Девушка дернула меч из ножен, но было уже поздно: потерянное мгновение позволило бросившему избивать жену телохранителя настатигу добраться до нее в прыжке, прижать всем телом к полу и так сдавить вцепившиеся в рукоять меча пальцы, что они разжались сами собой.

— Какая шустрая девчушка. Совсем как мальчуган, — прошипел ей на ухо не знающий жалости палач. — Да и сложением похожа, — заключил он, шаря мозолистой лапищей по ее телу. — Ладно, будешь у меня сначала за мальчика, потом за девочку. А пока покричи маленько, чтобы аппетит пришел.



И Нганья закричала…

Этот ублюдок заставил ее кричать, как никогда в жизни, и, даже очутившись в «Мраморном логове», она продолжала кричать по ночам так, что слышно было, наверное, в императорском дворце. Днем же она лишь стонала и плакала, умоляя пожалеть ее, не мучить. «Лучше убейте, убейте, убейте!..» — твердила форани монотонным бесцветным голосом, от звуков которого у Ильяс непроизвольно сжимались кулаки. В бессильной ярости скрежеща зубами, она клялась себе отомстить за подругу. Страшно отомстить, вот только как? Как может она отыскать насильников, изувечивших Нганью, и как отомстить им? И сотням других злодеев, калечащих и убивающих не только безнаказанно, но и с чувством исполненного долга? Этих-то ведь и искать незачем: выгляни на Верхнюю дорогу и можешь не сомневаться — первый же встреченный отряд настатигов состоит из них.

«Как, верно, и тот, что только что выехал из ворот „Мраморного логова“», — подумала Ильяс, провожая взглядом группу воинов, привезших в ее особняк Таанрета.

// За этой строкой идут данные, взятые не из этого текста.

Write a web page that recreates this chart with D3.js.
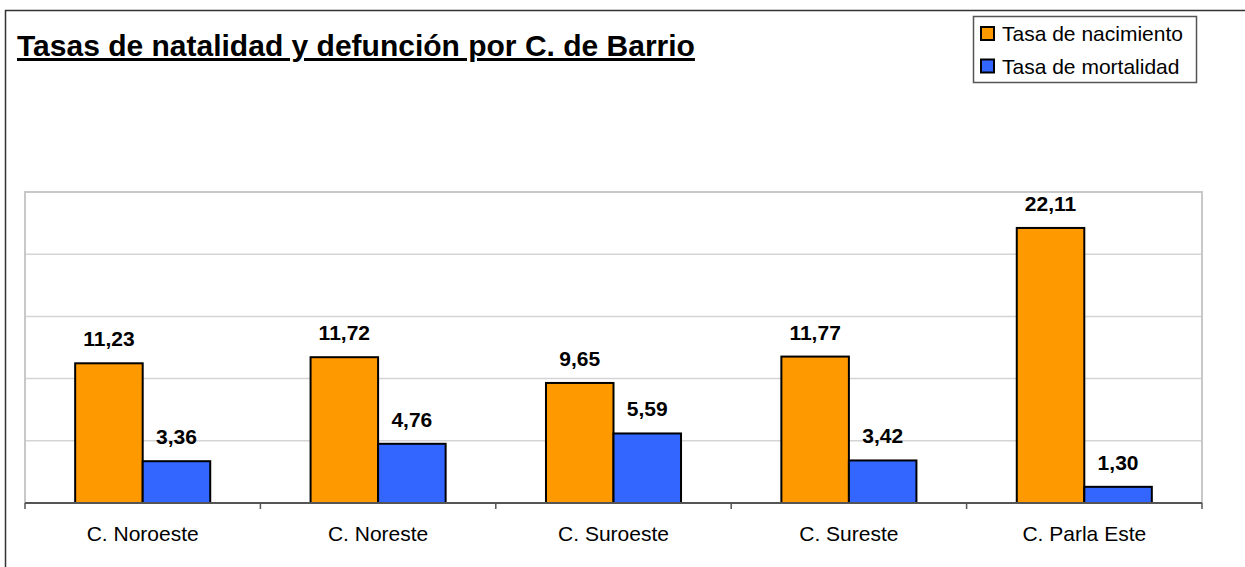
<!DOCTYPE html>
<html>
<head>
<meta charset="utf-8">
<script src="https://cdn.jsdelivr.net/npm/d3@7"></script>
<style>
  body { margin: 0; background: #fff; }
  text { font-family: Arial, "Liberation Sans", sans-serif; }
</style>
</head>
<body>
<svg id="chart" width="1245" height="567"></svg>
<script>
var barrios = ["C. Noroeste", "C. Noreste", "C. Suroeste", "C. Sureste", "C. Parla Este"];
var natalidad = [11.23, 11.72, 9.65, 11.77, 22.11];
var mortalidad = [3.36, 4.76, 5.59, 3.42, 1.30];
var seriesNames = ["Tasa de nacimiento", "Tasa de mortalidad"];
var yTicks = [0, 5, 10, 15, 20, 25];

var colors = {"Tasa de nacimiento": "#ff9900", "Tasa de mortalidad": "#3366ff"};

var rows = barrios.map(function(b, i) {
    return {barrio: b, values: [
        {serie: seriesNames[0], v: natalidad[i]},
        {serie: seriesNames[1], v: mortalidad[i]}
    ]};
});

var svg = d3.select("#chart");

// outer frame of the chart
svg.append("rect")
    .attr("x", 5.5).attr("y", 10.5)
    .attr("width", 1260).attr("height", 600)
    .attr("fill", "none")
    .attr("stroke", "#333")
    .attr("stroke-width", 1.5);

var plot = {left: 25, right: 1202, top: 192, bottom: 503};

var x0 = d3.scaleBand()
    .domain(barrios)
    .range([plot.left, plot.right])
    .padding(0);

var x1 = d3.scaleBand()
    .domain(seriesNames)
    .range([0, x0.bandwidth()])
    .paddingInner(0)
    .paddingOuter(0.743);

var y = d3.scaleLinear()
    .domain([0, 25])
    .range([plot.bottom, plot.top]);

// gridlines
svg.append("g")
    .selectAll("line")
    .data(yTicks.slice(1))
    .enter().append("line")
    .attr("x1", plot.left).attr("x2", plot.right)
    .attr("y1", function(d) { return y(d); })
    .attr("y2", function(d) { return y(d); })
    .attr("stroke", "#d4d4d4")
    .attr("stroke-width", 1.5);

// plot border (left, top, right)
svg.append("path")
    .attr("d", "M" + plot.left + "," + plot.bottom + "V" + plot.top + "H" + plot.right + "V" + plot.bottom)
    .attr("fill", "none")
    .attr("stroke", "#c8c8c8")
    .attr("stroke-width", 2);

// bars
var groups = svg.append("g")
    .selectAll("g")
    .data(rows)
    .enter().append("g")
    .attr("transform", function(d) { return "translate(" + x0(d.barrio) + ",0)"; });

groups.selectAll("rect")
    .data(function(d) { return d.values; })
    .enter().append("rect")
    .attr("x", function(d) { return x1(d.serie); })
    .attr("y", function(d) { return y(d.v); })
    .attr("width", x1.bandwidth())
    .attr("height", function(d) { return y(0) - y(d.v); })
    .attr("fill", function(d) { return colors[d.serie]; })
    .attr("stroke", "#000")
    .attr("stroke-width", 2);

var fmt = function(v) { return d3.format(".2f")(v).replace(".", ","); };

groups.selectAll("text")
    .data(function(d) { return d.values; })
    .enter().append("text")
    .attr("x", function(d) { return x1(d.serie) + x1.bandwidth() / 2; })
    .attr("y", function(d) { return y(d.v) - 17; })
    .attr("text-anchor", "middle")
    .style("font-size", "21px")
    .style("font-weight", "bold")
    .text(function(d) { return fmt(d.v); });

// x axis
var xAxis = svg.append("g")
    .attr("transform", "translate(0," + plot.bottom + ")");

xAxis.append("line")
    .attr("x1", plot.left).attr("x2", plot.right)
    .attr("stroke", "#555")
    .attr("stroke-width", 2);

var edges = barrios.map(function(b) { return x0(b); }).concat([plot.right]);
xAxis.selectAll(".tick")
    .data(edges)
    .enter().append("line")
    .attr("class", "tick")
    .attr("x1", function(d) { return d; }).attr("x2", function(d) { return d; })
    .attr("y1", 0).attr("y2", 6)
    .attr("stroke", "#555")
    .attr("stroke-width", 1.5);

xAxis.selectAll(".cat")
    .data(barrios)
    .enter().append("text")
    .attr("class", "cat")
    .attr("x", function(d) { return x0(d) + x0.bandwidth() / 2; })
    .attr("y", 38)
    .attr("text-anchor", "middle")
    .style("font-size", "21px")
    .text(function(d) { return d; });

// title
svg.append("text")
    .attr("x", 17)
    .attr("y", 56)
    .style("font-size", "30px")
    .style("font-weight", "bold")
    .style("text-decoration", "underline")
    .text("Tasas de natalidad y defunción por C. de Barrio");

// legend
var legend = svg.append("g");
legend.append("rect")
    .attr("x", 973.5).attr("y", 16.5)
    .attr("width", 223).attr("height", 66)
    .attr("fill", "#fff")
    .attr("stroke", "#555")
    .attr("stroke-width", 1.5);

var items = legend.selectAll(".item")
    .data(seriesNames)
    .enter().append("g")
    .attr("class", "item")
    .attr("transform", function(d, i) { return "translate(981," + (27 + i * 32.5) + ")"; });

items.append("rect")
    .attr("width", 13).attr("height", 13)
    .attr("fill", function(d) { return colors[d]; })
    .attr("stroke", "#000")
    .attr("stroke-width", 2);

items.append("text")
    .attr("x", 21)
    .attr("y", 14)
    .style("font-size", "21px")
    .text(function(d) { return d; });
</script>
</body>
</html>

— Ничего страшного. Подцепил молодец горячку в болотах, потрясет она его малость и отпустит, — пообещал Уруб, маленький сухонький лекарь Газахлара, осмотрев желтоглазого.

Истолок в серебряной ступке какие-то мелко рубленные корешки и сухие листья, добавил к ним несколько порошков из аккуратных пергаментных пакетиков, залил все это кипятком и, пока созревало целебное питье, принялся растирать Таанрета душистым маслом Уютно посапывая, он долго мял испещренное множеством шрамов тело, влажно поблескивавшее, словно покрытое прозрачным лаком черное дерево, тихонько ворча и порицая молодежь за то, что та не следит за своим здоровьем, а вспоминает о нем, только когда уж очень сильно припечет.

— Вот и этот герой, видать, чуть живым из восточных болот выполз. Едва оправился — и в пляс. Нет бы отлежаться, дабы окончательно хворь избыть. Зато и будет она теперь его временами трясти, донимать, примучивать…

Глядя, как домашний лекарь возится с желтоглазым, переставшим метаться в мучительно-тревожном забытьи, расслабившимся и задышавшим ровно и глубоко, словно спящий ребенок, Ильяс поймала себя на том, что мысленно назвала Уруба чародеем, и с ожесточением затрясла головой. Однако видение того, как соратники исцеленного Таанрета выволакивают маленького лекаря во двор и радостно обсуждают между собой, какой казни его предать: четвертовать, отрубить голову или же просто удавить, — неотступно стояло перед ее внутренним взором. И вновь ее мысли помимо воли вернулись к тому парадоксальному факту, что вот ведь свела судьба под крышей «Мраморного логова» главного палача и его жертвы и один и тот же врачеватель пользует тех и других, зная, между прочим, что этот вот «молодец» и «герой» вместе с двумя другими мерзавцами подписывал указ об истреблении колдунов и всех причастных к тайному, чародейскому ремеслу. Она бы на его месте наверняка подсыпала в питье желтоглазого яд или ножом его пырнула, а он лечит главного убийцу своих коллег, да еще и воркует над ним, как мать над любимым чадом.